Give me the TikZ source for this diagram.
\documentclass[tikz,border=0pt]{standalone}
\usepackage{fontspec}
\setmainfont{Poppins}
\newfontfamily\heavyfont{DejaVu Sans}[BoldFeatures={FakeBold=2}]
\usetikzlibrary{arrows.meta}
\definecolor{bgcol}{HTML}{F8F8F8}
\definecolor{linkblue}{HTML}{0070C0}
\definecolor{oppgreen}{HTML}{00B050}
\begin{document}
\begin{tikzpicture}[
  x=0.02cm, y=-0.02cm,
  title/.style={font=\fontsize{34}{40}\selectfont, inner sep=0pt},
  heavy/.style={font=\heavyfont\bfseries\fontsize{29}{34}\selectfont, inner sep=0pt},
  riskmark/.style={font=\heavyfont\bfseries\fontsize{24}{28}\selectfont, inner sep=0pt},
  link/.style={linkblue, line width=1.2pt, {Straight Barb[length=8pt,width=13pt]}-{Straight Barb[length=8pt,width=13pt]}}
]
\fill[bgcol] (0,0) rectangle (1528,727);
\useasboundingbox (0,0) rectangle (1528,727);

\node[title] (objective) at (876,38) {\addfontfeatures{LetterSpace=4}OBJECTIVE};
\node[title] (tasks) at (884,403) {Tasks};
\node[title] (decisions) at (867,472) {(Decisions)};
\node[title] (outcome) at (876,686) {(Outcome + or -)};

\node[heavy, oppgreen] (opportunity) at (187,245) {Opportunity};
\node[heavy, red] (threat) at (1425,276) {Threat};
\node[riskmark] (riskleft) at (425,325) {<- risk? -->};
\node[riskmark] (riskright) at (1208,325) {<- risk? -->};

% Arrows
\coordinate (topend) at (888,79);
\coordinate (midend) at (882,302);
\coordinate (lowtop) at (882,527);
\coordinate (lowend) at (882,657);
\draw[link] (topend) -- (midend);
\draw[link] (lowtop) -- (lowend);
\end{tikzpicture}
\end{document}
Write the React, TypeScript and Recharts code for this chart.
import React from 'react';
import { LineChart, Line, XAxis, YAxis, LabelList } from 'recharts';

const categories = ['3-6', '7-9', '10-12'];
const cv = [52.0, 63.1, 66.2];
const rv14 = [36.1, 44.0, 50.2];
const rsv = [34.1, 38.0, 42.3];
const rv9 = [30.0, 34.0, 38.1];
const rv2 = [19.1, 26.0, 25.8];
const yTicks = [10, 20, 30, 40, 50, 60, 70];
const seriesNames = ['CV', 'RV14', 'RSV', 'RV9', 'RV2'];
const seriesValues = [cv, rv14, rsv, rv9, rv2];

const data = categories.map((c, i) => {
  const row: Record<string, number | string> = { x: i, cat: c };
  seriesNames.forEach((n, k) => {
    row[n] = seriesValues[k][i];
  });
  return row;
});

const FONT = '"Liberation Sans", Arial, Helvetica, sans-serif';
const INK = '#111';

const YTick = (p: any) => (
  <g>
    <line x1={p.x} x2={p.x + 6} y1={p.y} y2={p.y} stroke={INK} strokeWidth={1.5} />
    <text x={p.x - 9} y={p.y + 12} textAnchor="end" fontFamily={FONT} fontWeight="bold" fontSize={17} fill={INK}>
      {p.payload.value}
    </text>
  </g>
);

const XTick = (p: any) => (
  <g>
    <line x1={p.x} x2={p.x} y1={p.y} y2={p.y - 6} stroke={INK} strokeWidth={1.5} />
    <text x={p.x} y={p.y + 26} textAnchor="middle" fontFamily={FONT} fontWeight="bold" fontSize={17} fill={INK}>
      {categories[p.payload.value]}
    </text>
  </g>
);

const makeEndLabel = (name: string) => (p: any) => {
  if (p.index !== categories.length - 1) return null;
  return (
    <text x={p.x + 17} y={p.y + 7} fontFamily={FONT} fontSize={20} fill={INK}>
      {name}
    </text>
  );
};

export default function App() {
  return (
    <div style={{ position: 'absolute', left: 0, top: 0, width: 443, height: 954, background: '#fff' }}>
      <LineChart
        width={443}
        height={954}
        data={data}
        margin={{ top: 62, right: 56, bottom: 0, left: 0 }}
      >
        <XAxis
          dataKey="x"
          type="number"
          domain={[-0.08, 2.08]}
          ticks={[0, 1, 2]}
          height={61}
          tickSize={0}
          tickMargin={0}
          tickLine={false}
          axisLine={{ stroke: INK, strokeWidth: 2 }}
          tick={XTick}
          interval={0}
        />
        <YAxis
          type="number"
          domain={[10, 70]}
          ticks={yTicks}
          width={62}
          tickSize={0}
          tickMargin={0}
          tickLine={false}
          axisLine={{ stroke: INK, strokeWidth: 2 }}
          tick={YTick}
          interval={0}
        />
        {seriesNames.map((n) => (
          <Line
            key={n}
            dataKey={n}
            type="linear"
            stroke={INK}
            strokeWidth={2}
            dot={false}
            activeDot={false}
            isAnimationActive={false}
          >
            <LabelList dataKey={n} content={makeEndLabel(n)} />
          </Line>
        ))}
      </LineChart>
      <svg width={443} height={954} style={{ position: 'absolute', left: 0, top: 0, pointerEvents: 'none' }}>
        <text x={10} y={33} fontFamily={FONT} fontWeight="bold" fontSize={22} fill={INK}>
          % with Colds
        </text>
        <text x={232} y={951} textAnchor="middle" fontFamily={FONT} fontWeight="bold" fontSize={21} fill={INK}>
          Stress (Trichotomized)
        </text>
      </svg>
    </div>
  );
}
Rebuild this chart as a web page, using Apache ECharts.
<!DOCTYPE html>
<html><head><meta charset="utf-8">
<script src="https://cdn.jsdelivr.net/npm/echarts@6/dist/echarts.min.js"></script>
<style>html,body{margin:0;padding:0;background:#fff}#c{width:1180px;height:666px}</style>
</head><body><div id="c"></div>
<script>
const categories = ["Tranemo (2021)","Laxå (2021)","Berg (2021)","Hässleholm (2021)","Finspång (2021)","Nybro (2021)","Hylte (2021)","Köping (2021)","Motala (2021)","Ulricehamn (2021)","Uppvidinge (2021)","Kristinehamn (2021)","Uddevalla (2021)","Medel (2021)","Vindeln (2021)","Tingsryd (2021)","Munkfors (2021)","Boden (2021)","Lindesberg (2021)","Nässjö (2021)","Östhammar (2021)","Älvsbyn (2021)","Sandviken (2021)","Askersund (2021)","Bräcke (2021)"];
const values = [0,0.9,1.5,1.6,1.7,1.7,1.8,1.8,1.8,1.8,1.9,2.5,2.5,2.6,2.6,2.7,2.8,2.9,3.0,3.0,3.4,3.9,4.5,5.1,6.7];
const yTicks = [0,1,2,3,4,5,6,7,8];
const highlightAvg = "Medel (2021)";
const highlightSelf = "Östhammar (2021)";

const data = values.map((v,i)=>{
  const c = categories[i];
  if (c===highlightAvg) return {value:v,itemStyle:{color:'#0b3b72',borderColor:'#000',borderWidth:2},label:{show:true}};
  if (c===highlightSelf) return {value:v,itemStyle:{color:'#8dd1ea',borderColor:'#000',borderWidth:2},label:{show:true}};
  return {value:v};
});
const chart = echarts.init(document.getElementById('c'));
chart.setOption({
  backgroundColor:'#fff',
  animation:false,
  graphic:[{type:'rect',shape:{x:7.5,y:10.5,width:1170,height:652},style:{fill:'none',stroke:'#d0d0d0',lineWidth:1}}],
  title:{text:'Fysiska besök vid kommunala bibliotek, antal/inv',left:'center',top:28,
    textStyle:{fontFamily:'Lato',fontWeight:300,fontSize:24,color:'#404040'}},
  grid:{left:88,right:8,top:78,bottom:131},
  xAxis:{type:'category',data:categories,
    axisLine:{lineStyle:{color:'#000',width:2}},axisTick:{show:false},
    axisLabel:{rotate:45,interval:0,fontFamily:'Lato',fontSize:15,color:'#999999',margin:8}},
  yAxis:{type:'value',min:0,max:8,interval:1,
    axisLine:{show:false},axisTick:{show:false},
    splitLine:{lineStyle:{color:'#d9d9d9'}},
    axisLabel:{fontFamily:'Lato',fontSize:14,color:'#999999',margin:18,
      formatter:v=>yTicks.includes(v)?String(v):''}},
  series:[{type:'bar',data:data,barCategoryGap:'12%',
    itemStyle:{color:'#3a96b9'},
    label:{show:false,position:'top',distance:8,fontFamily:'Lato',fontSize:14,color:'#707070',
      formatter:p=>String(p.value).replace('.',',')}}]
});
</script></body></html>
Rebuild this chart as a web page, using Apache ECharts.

----------

(Instructions for the task):
Only the lines from the opening of the material through the line with "const seriesValues = [cv, rv14, rsv, rv9, rv2];" should be echoed, exactly as written.

(Expected output):
Give me the TikZ source for this diagram.
\documentclass[tikz,border=0pt]{standalone}
\usepackage{fontspec}
\setmainfont{Poppins}
\newfontfamily\heavyfont{DejaVu Sans}[BoldFeatures={FakeBold=2}]
\usetikzlibrary{arrows.meta}
\definecolor{bgcol}{HTML}{F8F8F8}
\definecolor{linkblue}{HTML}{0070C0}
\definecolor{oppgreen}{HTML}{00B050}
\begin{document}
\begin{tikzpicture}[
  x=0.02cm, y=-0.02cm,
  title/.style={font=\fontsize{34}{40}\selectfont, inner sep=0pt},
  heavy/.style={font=\heavyfont\bfseries\fontsize{29}{34}\selectfont, inner sep=0pt},
  riskmark/.style={font=\heavyfont\bfseries\fontsize{24}{28}\selectfont, inner sep=0pt},
  link/.style={linkblue, line width=1.2pt, {Straight Barb[length=8pt,width=13pt]}-{Straight Barb[length=8pt,width=13pt]}}
]
\fill[bgcol] (0,0) rectangle (1528,727);
\useasboundingbox (0,0) rectangle (1528,727);

\node[title] (objective) at (876,38) {\addfontfeatures{LetterSpace=4}OBJECTIVE};
\node[title] (tasks) at (884,403) {Tasks};
\node[title] (decisions) at (867,472) {(Decisions)};
\node[title] (outcome) at (876,686) {(Outcome + or -)};

\node[heavy, oppgreen] (opportunity) at (187,245) {Opportunity};
\node[heavy, red] (threat) at (1425,276) {Threat};
\node[riskmark] (riskleft) at (425,325) {<- risk? -->};
\node[riskmark] (riskright) at (1208,325) {<- risk? -->};

% Arrows
\coordinate (topend) at (888,79);
\coordinate (midend) at (882,302);
\coordinate (lowtop) at (882,527);
\coordinate (lowend) at (882,657);
\draw[link] (topend) -- (midend);
\draw[link] (lowtop) -- (lowend);
\end{tikzpicture}
\end{document}
Write the React, TypeScript and Recharts code for this chart.
import React from 'react';
import { LineChart, Line, XAxis, YAxis, LabelList } from 'recharts';

const categories = ['3-6', '7-9', '10-12'];
const cv = [52.0, 63.1, 66.2];
const rv14 = [36.1, 44.0, 50.2];
const rsv = [34.1, 38.0, 42.3];
const rv9 = [30.0, 34.0, 38.1];
const rv2 = [19.1, 26.0, 25.8];
const yTicks = [10, 20, 30, 40, 50, 60, 70];
const seriesNames = ['CV', 'RV14', 'RSV', 'RV9', 'RV2'];
const seriesValues = [cv, rv14, rsv, rv9, rv2];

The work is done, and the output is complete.